Oh, and he was a Holocaust survivor, too.
Our Unsung Heroes series brings history’s unknown badasses out of the footnotes and into the spotlight.
Who doesn’t love Canada? With tons of nature, year-round hockey and tolerant social policies, it’s a tough place to hate. Adding to its greatness is the fact that Canada is one of only a few countries that does not place federally enforced limits on elective abortions.
But Canada’s liberal abortion policy is a pretty recent development. Up until 1988, Canada’s abortion laws were fairly rigid, and up until 1969 they were completely Draconian. So bad, in fact, that in the 60s, a whopping 25,000-75,000 illegal abortions were reportedly performed every year in Canada.
The credit for legalizing abortion in the Great White North is mainly attributed to one man — a Holocaust survivor turned abortion-rights activist named Dr. Henry Morgentaler.
Surviving the Nazis
Henry was born in 1923 in Lodz, Poland. His parents were Jewish socialists — both were killed in the Holocaust along with Henry’s sister. Henry and his brother survived imprisonment at Auschwitz and Dachau; after being liberated by the allies in 1945, Henry’s brother emigrated to the US. Henry remained in Europe to study medicine before moving to Montreal in 1950.
Canada has a large Roman Catholic population that wields considerable political influence. Before 1969, inducing an abortion in Canada was punishable by life imprisonment.
In 1955, Henry opened a successful family practice in Montreal where he became known for being one of the first Canadian doctors to provide his patients with contraceptive options like vasectomies and IUDs. In 1967, he turned his focus to the legal system — appearing in front of Canada’s House of Commons to urge lawmakers to reconsider the country’s restrictive abortion policy.

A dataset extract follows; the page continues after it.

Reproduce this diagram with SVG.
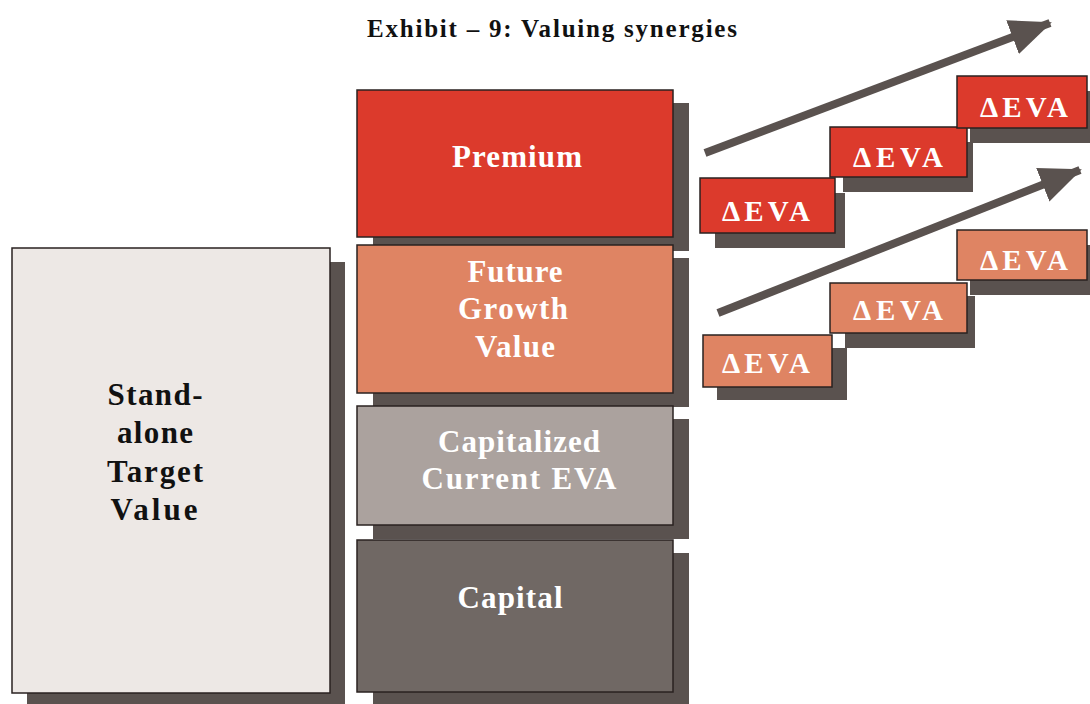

Unwilling to wait for Canada’s political system to get with the program, Henry performed his first illegal abortion in the winter of 1968. The patient was the 18-year-old daughter of one of his friends. In 1969, Henry opened his first abortion clinic in Montreal. Since abortion was only legally allowed in hospitals at that point (and only if a panel of doctors agreed that the mother’s life was at risk), this clinic was breaking the law.
“I decided to break the law to provide a necessary medical service because women were dying at the hands of butchers and incompetent quacks,” Henry said, according to a 1996 biography by the writer Catherine Dunphy. “I had been in a concentration camp, and I knew what suffering was. If I can ease suffering, I feel perfectly justified in doing so.”
Henry opened 20 abortion clinics across Canada, concentrating on areas where he felt women lacked access to reproductive resources. He performed over 10,000 safe abortions and trained more than 100 doctors to perform the procedure. Much of his work was in violation of Canada’s strict anti-abortion laws.
His work did not go unremarked; hailed as a hero by pro-choice activists and condemned as a murderer by pro-life protesters, Henry received death threats and was the subject of physical violence: opponents firebombed his Toronto clinic and the police arrested him four times.
The police first raided Henry’s clinic in 1970. A jury acquitted him of all crimes, but a subsequent appeal from the Quebec Court of Appeals overturned the acquittal. In 1975, a judge sentenced him to 18 months in prison; he served ten before suffering a heart attack, which resulted in his release.
In 1983, police raided Henry’s Toronto clinic again. After several years, his case appeared before Canada’s Supreme Court. In January 1988 the court overturned the country’s current abortion laws, ruling that women have the right to make their own childbearing decisions when and where they pleased. The verdict solidified Canada as one of the few countries in the world with no federal criminal abortion laws on the books (more specific abortion policies differ between Canada’s ten provinces).
A divisive life
Henry devoted his life to providing women with safe, affordable access to contraception. His dogged pursuit of this noble goal came from his own experiences suffering at the hands of the Nazis.
“By fighting for reproductive freedom, and making it possible, I have made a contribution to a safer and more caring society where people have a greater opportunity to realize their full potential,” he said in 2005. “Well-loved children grow into adults who do not build concentration camps, do not rape and do not murder.”
Henry stopped performing abortions in 2006 after undergoing surgery for a heart bypass. In 2008, he was inducted into the Order of Canada, one of the country’s highest honors. His inclusion was strenuously protested by Canada’s pro-life activists.
In 2013, 90-year-old Henry suffered a heart attack and passed away. He died having accomplished his goal of decriminalizing abortion at the federal level. Even so, he never stopped fighting for women’s rights: As late as 2009, he was embroiled in a legal battle with the province of New Brunswick, which refused to fund abortions at local clinics.